FoldingClassifier: KFold vs StratifiedKFold
jonas-eschle opened this issue · 5 comments
Hey,
first of all a compliment: I really like your repo and I build a lot of code on it, it's so useful!
About the FoldingClassifier: There was already a request to implement the StratifiedKFolding additionally to the "normal" KFolding. I would be very glad to see this but I'd even go a step further: why don't you completely replace the KFold with a StratifiedKFold?
I think, from an ML point of view, it is always better (or, in best case, equally good) to use a stratified one. Using a normal KFolding only introduces different class-balances which (usually) result in "shifted" probabilities among the different classifier, whereas a stratified one does not and therefore makes each trained classifiers predictions "comparable".
Or in other words: I cannot think of any case where you want to have a non-stratified KFolding instead of a stratified one.
What do you think?
Best,
Mayou
Hi Mayou, thanks for your feedback!
From statistical point I'm completely for using stratified kFold, it's an implementation problem. Stratified kFold requires some magic with remembering target of original dataset, which is somewhat I don't want to be default behavior.
Simple kFold splitting requires only length of dataset (one number) and random state (one number). With fixed random state splitting doesn't depend on the dataset, but situation changes in the stratified case - splitting should depend on the dataset labels, thus this information should be somehow kept inside a classifier (we shouldn't ask for labels during prediction, otherwise we break interface).
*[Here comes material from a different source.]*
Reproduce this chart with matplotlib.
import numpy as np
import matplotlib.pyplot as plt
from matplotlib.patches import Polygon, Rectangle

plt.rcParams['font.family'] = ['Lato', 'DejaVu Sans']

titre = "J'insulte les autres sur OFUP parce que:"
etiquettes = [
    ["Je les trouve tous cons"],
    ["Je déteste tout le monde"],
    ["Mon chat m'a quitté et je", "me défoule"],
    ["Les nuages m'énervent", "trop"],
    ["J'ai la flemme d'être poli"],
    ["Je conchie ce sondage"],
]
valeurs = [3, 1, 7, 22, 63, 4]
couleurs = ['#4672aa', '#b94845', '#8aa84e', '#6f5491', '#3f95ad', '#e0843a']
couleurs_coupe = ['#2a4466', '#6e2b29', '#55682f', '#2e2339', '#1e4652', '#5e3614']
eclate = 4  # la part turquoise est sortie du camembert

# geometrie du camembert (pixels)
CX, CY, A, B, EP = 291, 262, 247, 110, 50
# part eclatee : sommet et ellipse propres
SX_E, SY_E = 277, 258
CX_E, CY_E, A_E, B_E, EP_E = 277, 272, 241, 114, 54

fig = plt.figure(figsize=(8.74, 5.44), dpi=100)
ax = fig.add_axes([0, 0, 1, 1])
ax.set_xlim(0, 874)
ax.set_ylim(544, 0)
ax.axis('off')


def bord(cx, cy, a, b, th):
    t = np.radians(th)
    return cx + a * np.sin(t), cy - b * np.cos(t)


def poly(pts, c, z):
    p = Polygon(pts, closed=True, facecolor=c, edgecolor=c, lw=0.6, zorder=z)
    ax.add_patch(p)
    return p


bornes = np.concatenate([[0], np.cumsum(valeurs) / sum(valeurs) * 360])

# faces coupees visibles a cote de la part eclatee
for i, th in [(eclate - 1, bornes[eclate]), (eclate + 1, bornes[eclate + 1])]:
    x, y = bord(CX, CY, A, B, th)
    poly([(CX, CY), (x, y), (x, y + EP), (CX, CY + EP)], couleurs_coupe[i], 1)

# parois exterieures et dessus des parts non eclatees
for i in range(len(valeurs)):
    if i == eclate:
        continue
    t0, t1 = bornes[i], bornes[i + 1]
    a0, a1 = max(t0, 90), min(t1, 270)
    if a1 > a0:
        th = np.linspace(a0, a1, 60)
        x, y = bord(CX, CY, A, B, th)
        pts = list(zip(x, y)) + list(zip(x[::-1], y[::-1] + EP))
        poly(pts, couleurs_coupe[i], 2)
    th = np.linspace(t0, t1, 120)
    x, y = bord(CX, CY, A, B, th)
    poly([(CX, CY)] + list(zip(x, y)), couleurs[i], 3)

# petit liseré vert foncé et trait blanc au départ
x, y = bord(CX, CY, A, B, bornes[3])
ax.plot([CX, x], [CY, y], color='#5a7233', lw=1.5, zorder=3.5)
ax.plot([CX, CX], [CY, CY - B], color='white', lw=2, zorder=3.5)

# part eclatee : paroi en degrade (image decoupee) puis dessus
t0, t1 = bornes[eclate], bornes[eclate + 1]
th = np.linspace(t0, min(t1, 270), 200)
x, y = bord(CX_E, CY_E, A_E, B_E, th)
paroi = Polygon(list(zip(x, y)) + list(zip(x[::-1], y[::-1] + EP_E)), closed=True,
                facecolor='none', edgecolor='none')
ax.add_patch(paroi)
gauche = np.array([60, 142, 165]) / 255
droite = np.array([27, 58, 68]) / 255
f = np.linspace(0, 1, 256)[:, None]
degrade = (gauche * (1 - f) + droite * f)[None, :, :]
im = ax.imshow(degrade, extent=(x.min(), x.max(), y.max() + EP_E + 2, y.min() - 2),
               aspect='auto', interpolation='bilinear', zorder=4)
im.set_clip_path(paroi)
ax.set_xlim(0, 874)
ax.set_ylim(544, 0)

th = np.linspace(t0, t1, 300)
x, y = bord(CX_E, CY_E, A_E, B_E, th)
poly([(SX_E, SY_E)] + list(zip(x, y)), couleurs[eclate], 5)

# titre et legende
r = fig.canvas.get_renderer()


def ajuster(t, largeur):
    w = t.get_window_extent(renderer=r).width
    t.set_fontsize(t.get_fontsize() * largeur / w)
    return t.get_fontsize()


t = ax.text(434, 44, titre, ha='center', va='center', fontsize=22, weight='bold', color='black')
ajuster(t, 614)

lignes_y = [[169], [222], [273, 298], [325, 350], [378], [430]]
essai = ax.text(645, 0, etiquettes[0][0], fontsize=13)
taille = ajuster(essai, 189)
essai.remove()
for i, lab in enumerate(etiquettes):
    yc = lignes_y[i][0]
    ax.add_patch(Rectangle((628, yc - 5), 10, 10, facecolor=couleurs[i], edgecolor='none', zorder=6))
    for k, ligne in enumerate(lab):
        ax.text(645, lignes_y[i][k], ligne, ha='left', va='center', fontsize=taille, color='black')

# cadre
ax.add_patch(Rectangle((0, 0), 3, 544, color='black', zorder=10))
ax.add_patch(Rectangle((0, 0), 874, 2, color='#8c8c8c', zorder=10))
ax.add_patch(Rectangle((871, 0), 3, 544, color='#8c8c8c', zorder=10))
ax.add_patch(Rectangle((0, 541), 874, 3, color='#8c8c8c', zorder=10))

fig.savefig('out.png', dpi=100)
In rare (but still existing) situations this drives to spending much more memory.
So I'd like it to be an additional option for FoldingClassifier, but not default behavior. Let me see what I can do for this.
@mayou36 I've added test implementation for stratified kFolding, you can try it now:
pip uninstall rep
pip install https://github.com/yandex/rep/archive/stratifiedkfold.zip --no-dependencies
Please report if you face any bugs
Thank you very much, checked it out and it looks good so far.
Sure, I'll let you know
Just an update:
I've been using the stratified classifier without any problems; no bugs considered so far.
@mayou36
Nice to know, then we'll have it in the next release.
I'll close the issue and close PR.